======== DATA EXTRACT ========

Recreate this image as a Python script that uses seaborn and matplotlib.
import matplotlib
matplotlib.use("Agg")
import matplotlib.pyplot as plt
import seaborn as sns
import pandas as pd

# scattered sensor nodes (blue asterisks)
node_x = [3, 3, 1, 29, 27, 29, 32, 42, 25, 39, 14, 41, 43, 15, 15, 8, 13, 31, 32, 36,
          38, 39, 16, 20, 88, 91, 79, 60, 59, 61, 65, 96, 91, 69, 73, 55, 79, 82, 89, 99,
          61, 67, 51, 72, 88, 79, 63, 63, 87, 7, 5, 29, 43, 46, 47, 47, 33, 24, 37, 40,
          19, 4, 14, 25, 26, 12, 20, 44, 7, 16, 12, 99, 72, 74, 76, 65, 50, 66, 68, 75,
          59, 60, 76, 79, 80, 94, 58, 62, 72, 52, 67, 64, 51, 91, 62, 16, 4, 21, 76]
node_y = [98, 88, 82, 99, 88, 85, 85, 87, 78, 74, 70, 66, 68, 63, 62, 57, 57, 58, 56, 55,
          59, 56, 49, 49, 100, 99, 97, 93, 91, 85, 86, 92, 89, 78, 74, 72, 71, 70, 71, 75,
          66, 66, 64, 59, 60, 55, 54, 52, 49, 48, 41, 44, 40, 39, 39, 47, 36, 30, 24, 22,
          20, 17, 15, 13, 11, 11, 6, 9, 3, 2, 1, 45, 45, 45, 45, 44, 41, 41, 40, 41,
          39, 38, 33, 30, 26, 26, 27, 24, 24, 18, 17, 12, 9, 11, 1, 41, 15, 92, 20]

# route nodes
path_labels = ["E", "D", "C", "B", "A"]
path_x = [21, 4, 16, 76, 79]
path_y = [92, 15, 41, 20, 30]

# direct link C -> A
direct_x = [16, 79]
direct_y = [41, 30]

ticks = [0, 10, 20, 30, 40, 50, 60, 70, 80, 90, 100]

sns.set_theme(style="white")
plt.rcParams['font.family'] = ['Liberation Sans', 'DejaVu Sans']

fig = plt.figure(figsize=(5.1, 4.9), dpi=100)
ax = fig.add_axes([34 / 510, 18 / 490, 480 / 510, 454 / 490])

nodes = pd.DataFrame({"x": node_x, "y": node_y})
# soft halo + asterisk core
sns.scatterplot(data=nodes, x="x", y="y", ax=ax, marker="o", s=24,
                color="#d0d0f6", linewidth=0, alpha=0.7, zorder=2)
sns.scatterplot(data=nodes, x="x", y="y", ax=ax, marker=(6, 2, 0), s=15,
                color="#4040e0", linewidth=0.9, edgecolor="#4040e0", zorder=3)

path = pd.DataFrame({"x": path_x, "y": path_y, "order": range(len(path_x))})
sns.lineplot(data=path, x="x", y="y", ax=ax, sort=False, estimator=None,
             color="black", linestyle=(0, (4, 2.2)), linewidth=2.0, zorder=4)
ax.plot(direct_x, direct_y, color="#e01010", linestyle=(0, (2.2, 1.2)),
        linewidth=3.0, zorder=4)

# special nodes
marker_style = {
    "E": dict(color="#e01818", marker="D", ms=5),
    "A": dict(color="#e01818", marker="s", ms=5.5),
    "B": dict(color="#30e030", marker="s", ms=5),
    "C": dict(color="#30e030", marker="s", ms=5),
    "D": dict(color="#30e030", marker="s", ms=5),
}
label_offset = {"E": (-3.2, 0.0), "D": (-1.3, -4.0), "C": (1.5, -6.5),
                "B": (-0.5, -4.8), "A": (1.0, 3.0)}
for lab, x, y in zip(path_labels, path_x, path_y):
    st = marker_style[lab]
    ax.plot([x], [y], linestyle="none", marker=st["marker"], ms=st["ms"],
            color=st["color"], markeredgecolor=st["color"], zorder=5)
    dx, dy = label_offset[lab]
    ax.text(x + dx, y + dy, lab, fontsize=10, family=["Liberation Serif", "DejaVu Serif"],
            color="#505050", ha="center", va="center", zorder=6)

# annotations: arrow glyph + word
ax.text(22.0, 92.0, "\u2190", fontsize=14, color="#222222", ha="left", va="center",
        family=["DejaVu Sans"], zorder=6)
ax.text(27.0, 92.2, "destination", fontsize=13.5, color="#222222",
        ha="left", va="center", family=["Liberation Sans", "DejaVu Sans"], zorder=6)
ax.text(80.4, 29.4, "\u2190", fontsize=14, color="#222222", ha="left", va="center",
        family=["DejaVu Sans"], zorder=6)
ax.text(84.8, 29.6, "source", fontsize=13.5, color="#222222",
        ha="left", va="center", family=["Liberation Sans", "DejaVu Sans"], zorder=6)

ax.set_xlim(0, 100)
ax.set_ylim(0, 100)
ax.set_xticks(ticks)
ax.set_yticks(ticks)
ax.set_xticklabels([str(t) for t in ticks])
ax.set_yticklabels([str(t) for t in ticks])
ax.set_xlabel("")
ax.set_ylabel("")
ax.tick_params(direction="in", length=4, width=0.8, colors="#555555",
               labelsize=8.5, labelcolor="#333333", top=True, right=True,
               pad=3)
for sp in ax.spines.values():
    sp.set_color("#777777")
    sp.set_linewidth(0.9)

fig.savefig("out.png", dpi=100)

========

→ **OBJECTIVE**: Reproduce the full listing exactly.

→ **OUTPUT FOR THIS TASK**:
Recreate this image as a Python script that uses seaborn and matplotlib.
import matplotlib
matplotlib.use("Agg")
import matplotlib.pyplot as plt
import seaborn as sns
import pandas as pd

# scattered sensor nodes (blue asterisks)
node_x = [3, 3, 1, 29, 27, 29, 32, 42, 25, 39, 14, 41, 43, 15, 15, 8, 13, 31, 32, 36,
          38, 39, 16, 20, 88, 91, 79, 60, 59, 61, 65, 96, 91, 69, 73, 55, 79, 82, 89, 99,
          61, 67, 51, 72, 88, 79, 63, 63, 87, 7, 5, 29, 43, 46, 47, 47, 33, 24, 37, 40,
          19, 4, 14, 25, 26, 12, 20, 44, 7, 16, 12, 99, 72, 74, 76, 65, 50, 66, 68, 75,
          59, 60, 76, 79, 80, 94, 58, 62, 72, 52, 67, 64, 51, 91, 62, 16, 4, 21, 76]
node_y = [98, 88, 82, 99, 88, 85, 85, 87, 78, 74, 70, 66, 68, 63, 62, 57, 57, 58, 56, 55,
          59, 56, 49, 49, 100, 99, 97, 93, 91, 85, 86, 92, 89, 78, 74, 72, 71, 70, 71, 75,
          66, 66, 64, 59, 60, 55, 54, 52, 49, 48, 41, 44, 40, 39, 39, 47, 36, 30, 24, 22,
          20, 17, 15, 13, 11, 11, 6, 9, 3, 2, 1, 45, 45, 45, 45, 44, 41, 41, 40, 41,
          39, 38, 33, 30, 26, 26, 27, 24, 24, 18, 17, 12, 9, 11, 1, 41, 15, 92, 20]

# route nodes
path_labels = ["E", "D", "C", "B", "A"]
path_x = [21, 4, 16, 76, 79]
path_y = [92, 15, 41, 20, 30]

# direct link C -> A
direct_x = [16, 79]
direct_y = [41, 30]

ticks = [0, 10, 20, 30, 40, 50, 60, 70, 80, 90, 100]

sns.set_theme(style="white")
plt.rcParams['font.family'] = ['Liberation Sans', 'DejaVu Sans']

fig = plt.figure(figsize=(5.1, 4.9), dpi=100)
ax = fig.add_axes([34 / 510, 18 / 490, 480 / 510, 454 / 490])

nodes = pd.DataFrame({"x": node_x, "y": node_y})
# soft halo + asterisk core
sns.scatterplot(data=nodes, x="x", y="y", ax=ax, marker="o", s=24,
                color="#d0d0f6", linewidth=0, alpha=0.7, zorder=2)
sns.scatterplot(data=nodes, x="x", y="y", ax=ax, marker=(6, 2, 0), s=15,
                color="#4040e0", linewidth=0.9, edgecolor="#4040e0", zorder=3)

path = pd.DataFrame({"x": path_x, "y": path_y, "order": range(len(path_x))})
sns.lineplot(data=path, x="x", y="y", ax=ax, sort=False, estimator=None,
             color="black", linestyle=(0, (4, 2.2)), linewidth=2.0, zorder=4)
ax.plot(direct_x, direct_y, color="#e01010", linestyle=(0, (2.2, 1.2)),
        linewidth=3.0, zorder=4)

# special nodes
marker_style = {
    "E": dict(color="#e01818", marker="D", ms=5),
    "A": dict(color="#e01818", marker="s", ms=5.5),
    "B": dict(color="#30e030", marker="s", ms=5),
    "C": dict(color="#30e030", marker="s", ms=5),
    "D": dict(color="#30e030", marker="s", ms=5),
}
label_offset = {"E": (-3.2, 0.0), "D": (-1.3, -4.0), "C": (1.5, -6.5),
                "B": (-0.5, -4.8), "A": (1.0, 3.0)}
for lab, x, y in zip(path_labels, path_x, path_y):
    st = marker_style[lab]
    ax.plot([x], [y], linestyle="none", marker=st["marker"], ms=st["ms"],
            color=st["color"], markeredgecolor=st["color"], zorder=5)
    dx, dy = label_offset[lab]
    ax.text(x + dx, y + dy, lab, fontsize=10, family=["Liberation Serif", "DejaVu Serif"],
            color="#505050", ha="center", va="center", zorder=6)

# annotations: arrow glyph + word
ax.text(22.0, 92.0, "\u2190", fontsize=14, color="#222222", ha="left", va="center",
        family=["DejaVu Sans"], zorder=6)
ax.text(27.0, 92.2, "destination", fontsize=13.5, color="#222222",
        ha="left", va="center", family=["Liberation Sans", "DejaVu Sans"], zorder=6)
ax.text(80.4, 29.4, "\u2190", fontsize=14, color="#222222", ha="left", va="center",
        family=["DejaVu Sans"], zorder=6)
ax.text(84.8, 29.6, "source", fontsize=13.5, color="#222222",
        ha="left", va="center", family=["Liberation Sans", "DejaVu Sans"], zorder=6)

ax.set_xlim(0, 100)
ax.set_ylim(0, 100)
ax.set_xticks(ticks)
ax.set_yticks(ticks)
ax.set_xticklabels([str(t) for t in ticks])
ax.set_yticklabels([str(t) for t in ticks])
ax.set_xlabel("")
ax.set_ylabel("")
ax.tick_params(direction="in", length=4, width=0.8, colors="#555555",
               labelsize=8.5, labelcolor="#333333", top=True, right=True,
               pad=3)
for sp in ax.spines.values():
    sp.set_color("#777777")
    sp.set_linewidth(0.9)

fig.savefig("out.png", dpi=100)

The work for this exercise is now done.